::: Recorded data

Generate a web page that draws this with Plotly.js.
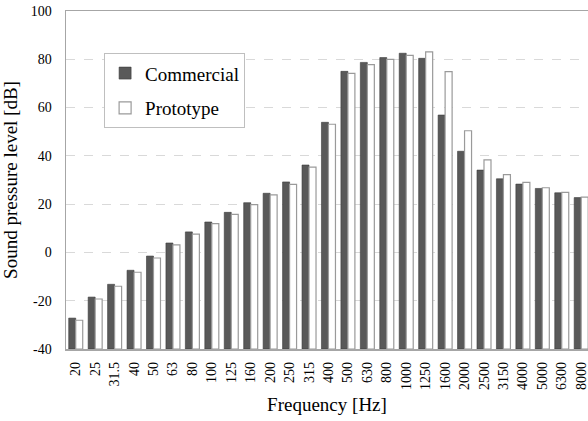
<!DOCTYPE html>
<html>
<head>
<meta charset="utf-8">
<script src="https://cdn.plot.ly/plotly-3.0.1.min.js"></script>
<style>
  html, body { margin: 0; padding: 0; background: #fff; }
  #chart { width: 588px; height: 421px; }
</style>
</head>
<body>
<div id="chart"></div>
<script>
// One-third octave band centre frequencies [Hz]
const bands = ['20', '25', '31.5', '40', '50', '63', '80', '100', '125', '160',
  '200', '250', '315', '400', '500', '630', '800', '1000', '1250', '1600',
  '2000', '2500', '3150', '4000', '5000', '6300', '8000'];

// Sound pressure level per band [dB]
const commercial = [-27.2, -18.5, -13.2, -7.4, -1.5, 3.9, 8.5, 12.6, 16.6, 20.6,
  24.5, 29.2, 36.2, 53.9, 75.0, 78.7, 80.7, 82.5, 80.4, 56.9,
  41.9, 34.1, 30.5, 28.3, 26.5, 24.7, 22.7];
const prototype = [-28.1, -19.3, -14.0, -8.2, -2.3, 3.1, 7.6, 11.9, 15.8, 19.8,
  23.8, 28.2, 35.3, 53.1, 74.2, 77.8, 80.0, 81.6, 83.1, 74.9,
  50.4, 38.3, 32.2, 29.0, 26.8, 24.9, 22.9];

const yTicks = [-40, -20, 0, 20, 40, 60, 80, 100];

const serif = "'Liberation Serif', 'Times New Roman', serif";
const base = -40;

// Bars start from the bottom of the axis (-40 dB)
const traces = [
  {
    type: 'bar',
    name: 'Commercial',
    legendgroup: 'c',
    x: bands,
    y: commercial.map(v => v - base),
    base: base,
    marker: { color: '#595959', line: { color: '#3a3a3a', width: 0.6 } },
    hoverinfo: 'skip'
  },
  {
    type: 'bar',
    name: 'Prototype',
    legendgroup: 'p',
    x: bands,
    y: prototype.map(v => v - base),
    base: base,
    marker: { color: '#ffffff', line: { color: '#9a9a9a', width: 1.2 } },
    hoverinfo: 'skip'
  }
];

const layout = {
  width: 588,
  height: 421,
  margin: { l: 66, r: 0, t: 11, b: 72 },
  paper_bgcolor: '#ffffff',
  plot_bgcolor: '#ffffff',
  font: { family: serif, color: '#000000', size: 14 },
  barmode: 'group',
  bargap: 0.28,
  bargroupgap: 0,
  showlegend: true,
  legend: {
    x: 0.073, y: 0.875, xanchor: 'left', yanchor: 'top',
    bgcolor: '#ffffff',
    bordercolor: '#bfbfbf',
    borderwidth: 1,
    font: { family: serif, size: 19, color: '#000000' },
    traceorder: 'grouped',
    tracegroupgap: 7
  },
  xaxis: {
    type: 'category',
    categoryorder: 'array',
    categoryarray: bands,
    range: [-0.5, 26.35],
    tickangle: -90,
    tickfont: { family: serif, size: 14, color: '#000000' },
    ticks: '',
    ticklabelstandoff: 6,
    showgrid: false,
    showline: true,
    mirror: true,
    linecolor: '#a6a6a6',
    linewidth: 1.5,
    title: { text: 'Frequency [Hz]', font: { family: serif, size: 19, color: '#000000' }, standoff: 8 }
  },
  yaxis: {
    range: [-40, 100],
    tickvals: yTicks,
    ticktext: yTicks.map(String),
    tickfont: { family: serif, size: 14, color: '#000000' },
    ticks: '',
    ticklabelstandoff: 10,
    showgrid: true,
    gridcolor: '#d9d9d9',
    griddash: 'dash',
    gridwidth: 1,
    zeroline: false,
    showline: true,
    linecolor: '#a6a6a6',
    linewidth: 1.5,
    title: { text: 'Sound pressure level [dB]', font: { family: serif, size: 19, color: '#000000' }, standoff: 8 }
  }
};

Plotly.newPlot('chart', traces, layout, { staticPlot: true, displayModeBar: false });
</script>
</body>
</html>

::::::

The exercise:
Please restate the material above line by line, exactly, beginning at its first line and ending with the line that contains "const base = -40;", without any pictures.

Exercise response:
Generate a web page that draws this with Plotly.js.
<!DOCTYPE html>
<html>
<head>
<meta charset="utf-8">
<script src="https://cdn.plot.ly/plotly-3.0.1.min.js"></script>
<style>
  html, body { margin: 0; padding: 0; background: #fff; }
  #chart { width: 588px; height: 421px; }
</style>
</head>
<body>
<div id="chart"></div>
<script>
// One-third octave band centre frequencies [Hz]
const bands = ['20', '25', '31.5', '40', '50', '63', '80', '100', '125', '160',
  '200', '250', '315', '400', '500', '630', '800', '1000', '1250', '1600',
  '2000', '2500', '3150', '4000', '5000', '6300', '8000'];

// Sound pressure level per band [dB]
const commercial = [-27.2, -18.5, -13.2, -7.4, -1.5, 3.9, 8.5, 12.6, 16.6, 20.6,
  24.5, 29.2, 36.2, 53.9, 75.0, 78.7, 80.7, 82.5, 80.4, 56.9,
  41.9, 34.1, 30.5, 28.3, 26.5, 24.7, 22.7];
const prototype = [-28.1, -19.3, -14.0, -8.2, -2.3, 3.1, 7.6, 11.9, 15.8, 19.8,
  23.8, 28.2, 35.3, 53.1, 74.2, 77.8, 80.0, 81.6, 83.1, 74.9,
  50.4, 38.3, 32.2, 29.0, 26.8, 24.9, 22.9];

const yTicks = [-40, -20, 0, 20, 40, 60, 80, 100];

const serif = "'Liberation Serif', 'Times New Roman', serif";
const base = -40;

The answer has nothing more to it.